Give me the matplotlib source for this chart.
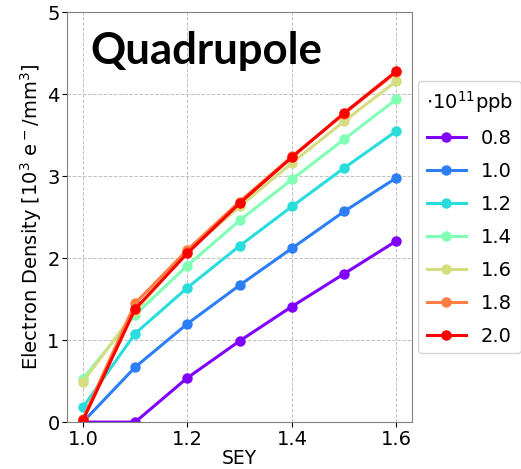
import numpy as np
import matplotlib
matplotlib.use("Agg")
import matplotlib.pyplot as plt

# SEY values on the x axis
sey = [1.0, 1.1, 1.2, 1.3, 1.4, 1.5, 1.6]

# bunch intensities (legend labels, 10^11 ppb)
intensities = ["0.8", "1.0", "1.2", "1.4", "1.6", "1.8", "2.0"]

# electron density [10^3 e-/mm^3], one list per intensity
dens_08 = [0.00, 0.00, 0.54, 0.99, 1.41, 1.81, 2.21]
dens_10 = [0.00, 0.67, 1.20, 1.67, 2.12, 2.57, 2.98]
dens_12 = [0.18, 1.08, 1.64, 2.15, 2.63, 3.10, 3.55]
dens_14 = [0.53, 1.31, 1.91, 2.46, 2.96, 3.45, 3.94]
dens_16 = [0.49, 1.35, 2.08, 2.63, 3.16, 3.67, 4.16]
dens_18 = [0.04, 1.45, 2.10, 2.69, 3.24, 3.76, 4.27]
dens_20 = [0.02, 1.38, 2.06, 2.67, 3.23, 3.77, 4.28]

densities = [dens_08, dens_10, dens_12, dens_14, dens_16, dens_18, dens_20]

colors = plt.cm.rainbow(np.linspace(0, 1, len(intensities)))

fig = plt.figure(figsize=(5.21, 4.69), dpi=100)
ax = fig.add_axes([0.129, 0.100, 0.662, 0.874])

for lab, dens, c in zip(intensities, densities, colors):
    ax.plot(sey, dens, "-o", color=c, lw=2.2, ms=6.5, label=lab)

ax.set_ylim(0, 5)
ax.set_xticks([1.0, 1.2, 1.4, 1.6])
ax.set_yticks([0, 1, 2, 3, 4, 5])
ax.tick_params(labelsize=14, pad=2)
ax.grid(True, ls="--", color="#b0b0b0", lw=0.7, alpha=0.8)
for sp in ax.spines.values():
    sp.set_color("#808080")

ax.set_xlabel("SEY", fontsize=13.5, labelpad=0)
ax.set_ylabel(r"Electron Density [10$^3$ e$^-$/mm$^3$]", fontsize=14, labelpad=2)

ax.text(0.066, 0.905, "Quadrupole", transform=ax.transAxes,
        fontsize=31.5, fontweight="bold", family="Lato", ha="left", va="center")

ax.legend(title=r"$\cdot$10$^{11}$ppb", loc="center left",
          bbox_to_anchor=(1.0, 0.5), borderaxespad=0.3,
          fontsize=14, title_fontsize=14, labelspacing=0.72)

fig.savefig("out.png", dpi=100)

·····

### Goal of the exercise
Pictures stay out. Print the data exactly, from its first line through the line containing "ax = fig.add_axes([0.129, 0.100, 0.662, 0.874])".

### Exercise result
Give me the matplotlib source for this chart.
import numpy as np
import matplotlib
matplotlib.use("Agg")
import matplotlib.pyplot as plt

# SEY values on the x axis
sey = [1.0, 1.1, 1.2, 1.3, 1.4, 1.5, 1.6]

# bunch intensities (legend labels, 10^11 ppb)
intensities = ["0.8", "1.0", "1.2", "1.4", "1.6", "1.8", "2.0"]

# electron density [10^3 e-/mm^3], one list per intensity
dens_08 = [0.00, 0.00, 0.54, 0.99, 1.41, 1.81, 2.21]
dens_10 = [0.00, 0.67, 1.20, 1.67, 2.12, 2.57, 2.98]
dens_12 = [0.18, 1.08, 1.64, 2.15, 2.63, 3.10, 3.55]
dens_14 = [0.53, 1.31, 1.91, 2.46, 2.96, 3.45, 3.94]
dens_16 = [0.49, 1.35, 2.08, 2.63, 3.16, 3.67, 4.16]
dens_18 = [0.04, 1.45, 2.10, 2.69, 3.24, 3.76, 4.27]
dens_20 = [0.02, 1.38, 2.06, 2.67, 3.23, 3.77, 4.28]

densities = [dens_08, dens_10, dens_12, dens_14, dens_16, dens_18, dens_20]

colors = plt.cm.rainbow(np.linspace(0, 1, len(intensities)))

fig = plt.figure(figsize=(5.21, 4.69), dpi=100)
ax = fig.add_axes([0.129, 0.100, 0.662, 0.874])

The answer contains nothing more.